Melo Trimble is gone, but Maryland fans should still be bullish about the future of their program.
Trimble, who spent three years in College Park leading the Terps to 38 Big Ten wins and three NCAA tournament appearances, was not picked in June’s NBA draft.
Now Mark Turgeon and Maryland must move into the post-Trimble era with three sophomores at the forefront. The headliner is Justin Jackson, who may still be under the radar nationally to college basketball fans, but is being mentioned as a potential lottery pick next summer.
The 6-foot-7 wing made 44.1 percent of his 3s last season and has the ball skills to play multiple positions. His best spot, however, is the stretch four. By bulking up this offseason, Jackson should be more than capable of holding his own in the paint while also stepping out to knock down shots.

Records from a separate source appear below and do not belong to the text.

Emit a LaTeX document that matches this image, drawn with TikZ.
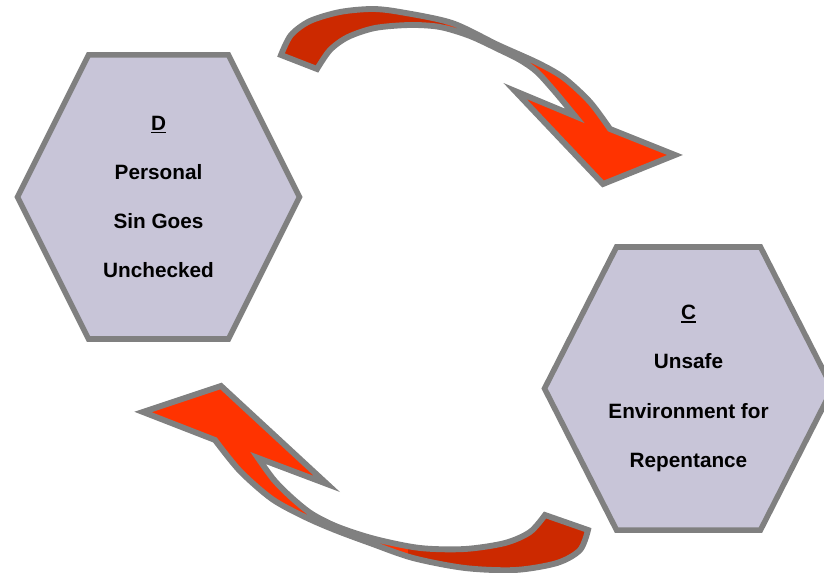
\documentclass[tikz,border=0pt]{standalone}
\usepackage{fontspec}
\setmainfont{Liberation Sans}
\definecolor{hexfill}{RGB}{200,197,216}
\definecolor{edgegray}{RGB}{128,128,128}
\definecolor{arrowfront}{RGB}{255,51,0}
\definecolor{arrowback}{RGB}{204,41,0}
\newcommand{\thickul}[1]{\setbox0\hbox{#1}\rlap{\rule[-2.6pt]{\wd0}{1.3pt}}\box0}
\begin{document}
\begin{tikzpicture}[x=0.03cm,y=-0.03cm,
  hexa/.style={fill=hexfill,draw=edgegray,line width=4.7pt,line join=miter},
  hextext/.style={align=center,text=black,
    font=\fontsize{17.7}{42}\selectfont\bfseries},
  bandedge/.style={draw=edgegray,line width=5pt,line join=miter}]
\useasboundingbox (0,0) rectangle (824,573);
\clip (0,0) rectangle (824,573);

% ---- hexagon D ----
\coordinate (dc) at (158.5,197);
\draw[hexa,shift={(158.5,197)}]
  (-141,0) -- (-70,-142) -- (70,-142) -- (141,0) -- (70,142) -- (-70,142) -- cycle;
\node[hextext] (dtext) at (dc) {\thickul{D}\\Personal\\Sin Goes\\Unchecked};

% ---- hexagon C ----
\coordinate (cc) at (688.5,388.5);
\draw[hexa,shift={(688.5,388.5)}]
  (-144,0) -- (-72,-141.5) -- (72,-141.5) -- (144,0) -- (72,141.5) -- (-72,141.5) -- cycle;
\node[hextext] (ctext) at (cc) {\thickul{C}\\Unsafe\\Environment for\\Repentance};

% ---- upper curved arrow (D towards C) ----
\def\toparrow{(281,55) -- plot[smooth] coordinates {(281,55) (291,35) (310,21) (340,12)
    (372,9) (400,12) (452,23) (498,45) (538,63) (564,78) (590,102) (610,129)}
  -- (675,155) -- (603,184) -- (515,91) -- (575,116)
  -- plot[smooth] coordinates {(575,116) (556,93) (537,72) (520,60) (500,50)
    (470,36) (440,27) (410,25) (375,28) (348,37) (330,50) (317,69)} -- cycle}
\fill[arrowfront] \toparrow;
\begin{scope}
  \clip (0,0) rectangle (445,200);
  \fill[arrowback] \toparrow;
\end{scope}
\draw[bandedge] \toparrow;

% ---- lower curved arrow (C towards D) ----
\def\botarrow{(143,412) -- (221,386) -- (327,484) -- (258,458)
  -- plot[smooth] coordinates {(258,458) (274,480) (292,498) (312,514) (338,527)
    (375,539) (420,548) (465,549) (505,543) (530,532) (545,515)}
  -- (588,530)
  -- plot[smooth] coordinates {(588,530) (580,550) (557,563) (515,570) (465,568)
    (413,558) (370,543) (335,530) (305,517) (272,499) (240,471) (215,440)} -- cycle}
\fill[arrowfront] \botarrow;
\begin{scope}
  \clip (408,380) rectangle (824,573);
  \fill[arrowback] \botarrow;
\end{scope}
\draw[bandedge] \botarrow;
\end{tikzpicture}
\end{document}
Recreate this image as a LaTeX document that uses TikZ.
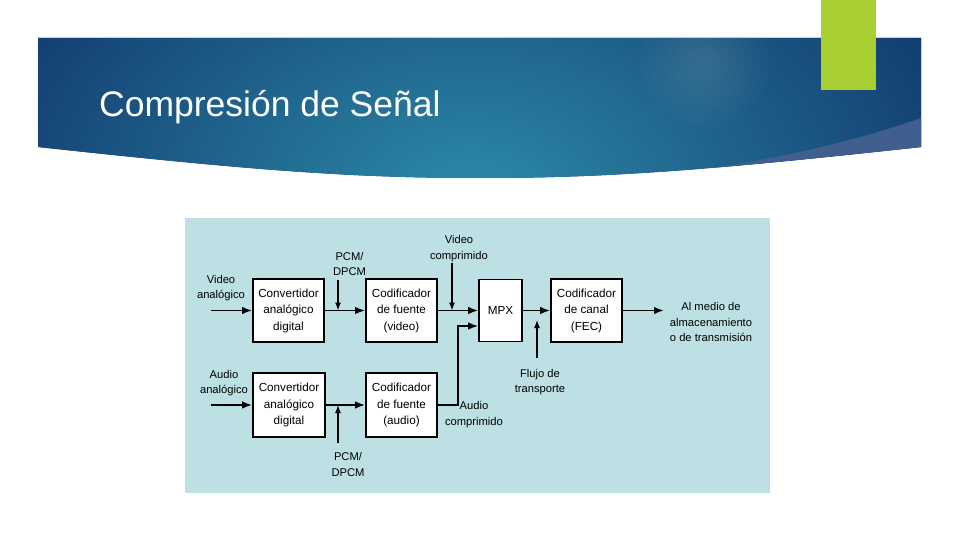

Maryland’s backcourt is one of the Big Ten’s best with sophomores Anthony Cowan at the point and Kevin Huerter on the wing. Cowan played alongside Trimble as a freshman, but will take over full-time as the team’s primary ball handler this season. In 29 minutes per game last season, he averaged 10.3 points, 3.9 rebounds and 3.7 assists per game. Cowan posted a ridiculous free throw rate (FTA/FGA) of 70 percent last season. He attempted 154 free throws in 32 games and knocked down 76.6 percent.
The 6-foot-7 Huerter is a shooter who made two 3s per game last season and hit 38 percent of his attempts from deep. With opponents focused on Jackson and Cowan, look for Huerter to get plenty of open looks and connect at a higher rate in his second season.
Senior Jared Nickens is also capable of helping Maryland stretch the floor (34.2 percent on 3s last season). Junior guard Dion Wiley, a former top 60 recruit, will hope to stay healthy after appearing in just 19 games last season. Wiley made close to 39 percent of his 3s last season. Freshman Darryl Morsell, a top 100 recruit, is a tough nosed Baltimore kid who should provide backcourt depth.
Up front, Maryland graduated Damonte Dodd, but returns senior Mikal Cekovsky, junior Ivan Bender and welcomes freshman Bruno Fernando and graduate transfer Sean Obi. Redshirt freshman Joshua Tomaic is another name that could crack the rotation.
Cekovsky is 7-foot-1 and a capable post scorer, but battled injuries a season ago. He appeared in just 17 games as a junior, but is expected to be healthy to start the season. Bender, the older brother of Phoenix Suns forward Dragan Bender, averaged close to five points in 32 games off the bench last season.
Fernando, a 247Composite top 100 signee, gives Turgeon another physical presence inside at 6-foot-10 and 245 pounds. Given his talent, it won’t be long before Fernando carves out a significant role. Obi, who began his career at Rice before transferring to Duke, has battled injuries through his career. The 6-foot-9 Tomaic redshirted last season and played for Spain in this past summer’s U19 World Championships.
Bottom Line: Maryland is flying under the radar because of Trimble’s departure, but this is one of the Big Ten’s most talented rosters entering the season. The sophomore trio of Cowan, Huerter and Jackson gives Turgeon a solid nucleus and Maryland also has several options to replace Dodd in the post. Although Maryland didn’t accomplish much in the NCAA tournament in the Trimble era, the program does appear to be headed in the right direction under Turgeon’s leadership. Maryland already has two top 50 recruits committed for 2018 and is in the mix for a few other prospects that could eventually lift the group into the top 10 nationally.
Quotable: “The effort has been great. I’m impressed with their attention to detail and our guys have shown a lot of enthusiasm. Now we’ll have to continue to sustain that but the returning players know what needs to be done and are bringing our young guys along.” – Turgeon on October 3 following practice.